Quick Start

A common task in data engineering is to automate, schedule, and monitor multiple data processing pipelines. This is called orchestration. maestro is an R package that helps orchestrate data pipelines.

A fully realized maestro project involves the following components and actions:

  1. Collection of pipelines (R functions to be orchestrated, such as batch ETL jobs)

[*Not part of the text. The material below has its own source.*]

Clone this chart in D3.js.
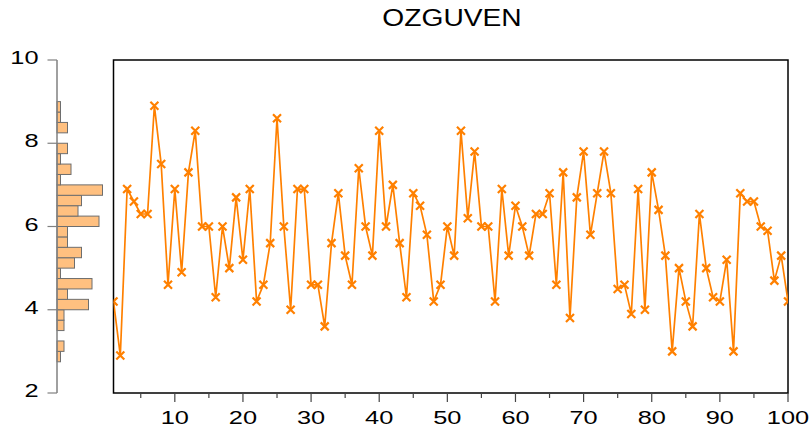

  2. Orchestrator - an R script or Quarto doc that orchestrates the pipelines and monitors them

  3. A process external to R to schedule the orchestrator (e.g., cron, Posit Connect).

Project Setup

library(maestro)

Create a maestro project in an existing project or a new project using create_maestro() or the New Project wizard in RStudio. This creates the orchestrator script and the folder of pipelines with one sample pipeline. Your project should look something like this:

maestro_project
├── maestro_project.Rproj
├── orchestrator.R
└── pipelines
    ├── my_pipe.R
    └── another_pipe.R

Pipelines

Pipelines are the jobs you want to automate, schedule, and monitor. For the most part, they’re regular R functions with a special sprinkling of comments.

Anatomy of a Pipeline

A pipeline is simply an R function with decorators called maestro tags. Maestro tags are special code comments used for communicating the scheduling and configuration of a pipeline to the orchestrator. Let’s take a quick look at the sample my_pipe.R:

#' my_pipe maestro pipeline
#'
#' @maestroFrequency 1 day
#' @maestroStartTime 2024-05-24
#' @maestroTz UTC
#' @maestroLogLevel INFO

my_pipe <- function() {

  # Pipeline code
}

my_pipe is a function with an empty body - so right now it won’t do anything. The comments above are interpreted by maestro as “this function is scheduled to run every 1 day starting at 2024-05-24 (00:00:00) UTC time”.

Note that you don’t need to provide all these tags. A single maestro tag is enough to distinguish it as a pipeline. Pipelines missing tags will use consistent defaults (e.g., if maestroFrequency is missing the default is 1 day).

In most use cases, the actual code inside of my_pipe would be to run an ETL job (extract data from a source, transform it, and load it into a file system or database). In technical terms, it’s the side effect of the code and not its return value that is important.

Here’s a more realistic, albeit impractical, example:

#' my_pipe maestro pipeline
#'
#' @maestroFrequency 1 day
#' @maestroStartTime 2024-05-24
#' @maestroTz UTC
#' @maestroLogLevel INFO

my_pipe <- function() {

  random_data <- data.frame(
    letters = sample(letters, 10),
    numbers = sample.int(10)
  )
  
  write.csv(random_data, file = tempfile())
}

Adding New Pipelines

A project with a single pipeline is ok, but in maestro is more useful when you have multiple jobs to run. You can add more pipelines to your pipelines directory manually or use create_pipeline():

create_pipeline(
  pipe_name = "another_pipeline",
  pipeline_dir = "pipelines",
  frequency = "1 hour",
  start_time = "2024-05-17 15:00:00",
  tz = "America/Halifax",
  log_level = "ERROR"
)

Orchestrator

The orchestrator is the process that schedules and monitors the pipelines.

Anatomy of the Orchestrator

The orchestrator can be an R script, Quarto/RMarkdown doc, but here we’ll use a regular R script. Here is where you’ll run maestro functions. The two main functions are build_schedule() and run_schedule().

library(maestro)

schedule_table <- build_schedule()

output <- run_schedule(
  schedule_table,
  orch_frequency = "1 hour"
)

Building the schedule gets maestro to look through the pipelines in the pipelines folder and creates a data.frame with schedule information. Then, you pass that data.frame to run_schedule() along with how often the orchestrator is supposed to run. It is important to tell maestro how often it’ll be checking the pipelines using the orch_frequency parameter. Here, we’re informing it that the orchestrator is running every 1 hour.

Importantly, it isn’t maestro’s job to actually run it this often - it’s your job to make sure it runs at that frequency (e.g., deploying it via cron or some cloud environment where code can be scheduled).1


  1. The decision around how often to run the orchestrator depends on the frequencies of the pipelines in the project. The simplest guideline is to take the frequency of your most often recurring pipeline and split that in half. So for example, if my most often running pipeline runs every 1 day then my orchestrator should run every 12 hours.↩︎